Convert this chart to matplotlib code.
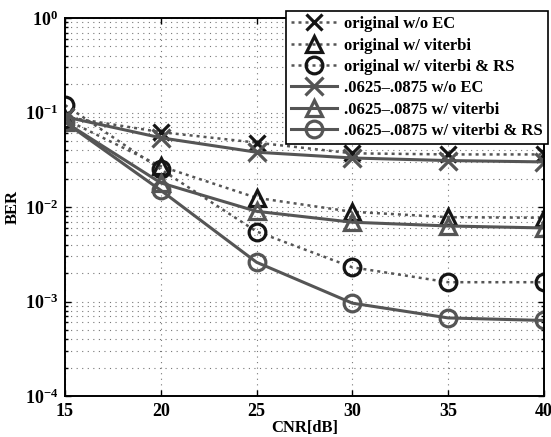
import matplotlib
matplotlib.use("Agg")
import matplotlib.pyplot as plt
from matplotlib.ticker import LogLocator, NullFormatter

cnr = [15, 20, 25, 30, 35, 40]
orig_noec = [0.090, 0.062, 0.048, 0.037, 0.036, 0.036]
orig_vit = [0.085, 0.027, 0.0125, 0.0089, 0.0078, 0.0077]
orig_vitrs = [0.12, 0.025, 0.0055, 0.0023, 0.0016, 0.0016]
new_noec = [0.090, 0.054, 0.038, 0.033, 0.031, 0.030]
new_vit = [0.079, 0.018, 0.0090, 0.0069, 0.0063, 0.0060]
new_vitrs = [0.079, 0.015, 0.0026, 0.00096, 0.00067, 0.00063]

labels = ["original w/o EC", "original w/ viterbi", "original w/ viterbi & RS",
          ".0625\u2013.0875 w/o EC", ".0625\u2013.0875 w/ viterbi",
          ".0625\u2013.0875 w/ viterbi & RS"]

plt.rcParams['font.family'] = ['Liberation Serif', 'DejaVu Serif']
plt.rcParams['font.weight'] = 'bold'
plt.rcParams['mathtext.fontset'] = 'custom'
plt.rcParams['mathtext.rm'] = 'Liberation Serif:bold'
plt.rcParams['mathtext.it'] = 'Liberation Serif:bold'
plt.rcParams['mathtext.bf'] = 'Liberation Serif:bold'

fig = plt.figure(figsize=(5.51, 4.37), dpi=100)
ax = fig.add_axes([65/551, 1-396/437, (544-65)/551, (396-18)/437])

blk = '#151515'
gry = '#555555'
ms = 12
dot = (0, (1.2, 1.6))
ax.plot(cnr, orig_noec, linestyle=dot, color=gry, lw=1.8, marker='x', ms=ms, mec=blk, mew=2.3, label=labels[0])
ax.plot(cnr, orig_vit, linestyle=dot, color=gry, lw=1.8, marker='^', ms=ms, mec=blk, mfc='none', mew=2.3, label=labels[1])
ax.plot(cnr, orig_vitrs, linestyle=dot, color=gry, lw=1.8, marker='o', ms=ms, mec=blk, mfc='none', mew=2.3, label=labels[2])
ax.plot(cnr, new_noec, linestyle='-', color=gry, lw=2.2, marker='x', ms=ms+1, mec=gry, mew=2.3, label=labels[3])
ax.plot(cnr, new_vit, linestyle='-', color=gry, lw=2.2, marker='^', ms=ms, mec=gry, mfc='none', mew=2.3, label=labels[4])
ax.plot(cnr, new_vitrs, linestyle='-', color=gry, lw=2.2, marker='o', ms=ms, mec=gry, mfc='none', mew=2.3, label=labels[5])

ax.set_yscale('log')
ax.set_xlim(15, 40)
ax.set_ylim(1e-4, 1)
ax.set_xticks(cnr)
ax.yaxis.set_major_locator(LogLocator(base=10, numticks=10))
ax.yaxis.set_minor_locator(LogLocator(base=10, subs=range(2, 10), numticks=20))
ax.yaxis.set_minor_formatter(NullFormatter())
gridls = (0, (1, 4))
ax.grid(True, which='major', linestyle=gridls, color='#777777', lw=0.8)
ax.grid(True, which='minor', axis='y', linestyle=gridls, color='#777777', lw=0.8)
ax.tick_params(which='both', direction='in', top=True, right=True, labelsize=13, width=1)
ax.tick_params(which='major', length=4, pad=5)
ax.tick_params(which='minor', length=2)
for lab in ax.get_xticklabels() + ax.get_yticklabels():
    lab.set_fontweight('bold')
for s in ax.spines.values():
    s.set_linewidth(1.4)

ax.set_xlabel('CNR[dB]', fontsize=12, fontweight='bold', labelpad=0)
ax.set_ylabel('BER', fontsize=12, fontweight='bold', labelpad=3)

leg = ax.legend(loc='upper right', bbox_to_anchor=(1.008, 1.018), fontsize=12, frameon=True,
                fancybox=False, edgecolor='black', framealpha=1, handlelength=2.8,
                labelspacing=0.32, borderpad=0.3, handletextpad=0.4, borderaxespad=0.0)
leg.get_frame().set_linewidth(1.2)
for t in leg.get_texts():
    t.set_fontweight('bold')

fig.savefig('out.png', dpi=100)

+++

OBJECTIVE: Return only the lines from the start of the data through the line that contains "1-396/437, (544-65)/551, (396-18)/437])", please, copying them exactly and omitting all pictures.

TASK RESULT:
Convert this chart to matplotlib code.
import matplotlib
matplotlib.use("Agg")
import matplotlib.pyplot as plt
from matplotlib.ticker import LogLocator, NullFormatter

cnr = [15, 20, 25, 30, 35, 40]
orig_noec = [0.090, 0.062, 0.048, 0.037, 0.036, 0.036]
orig_vit = [0.085, 0.027, 0.0125, 0.0089, 0.0078, 0.0077]
orig_vitrs = [0.12, 0.025, 0.0055, 0.0023, 0.0016, 0.0016]
new_noec = [0.090, 0.054, 0.038, 0.033, 0.031, 0.030]
new_vit = [0.079, 0.018, 0.0090, 0.0069, 0.0063, 0.0060]
new_vitrs = [0.079, 0.015, 0.0026, 0.00096, 0.00067, 0.00063]

labels = ["original w/o EC", "original w/ viterbi", "original w/ viterbi & RS",
          ".0625\u2013.0875 w/o EC", ".0625\u2013.0875 w/ viterbi",
          ".0625\u2013.0875 w/ viterbi & RS"]

plt.rcParams['font.family'] = ['Liberation Serif', 'DejaVu Serif']
plt.rcParams['font.weight'] = 'bold'
plt.rcParams['mathtext.fontset'] = 'custom'
plt.rcParams['mathtext.rm'] = 'Liberation Serif:bold'
plt.rcParams['mathtext.it'] = 'Liberation Serif:bold'
plt.rcParams['mathtext.bf'] = 'Liberation Serif:bold'

fig = plt.figure(figsize=(5.51, 4.37), dpi=100)
ax = fig.add_axes([65/551, 1-396/437, (544-65)/551, (396-18)/437])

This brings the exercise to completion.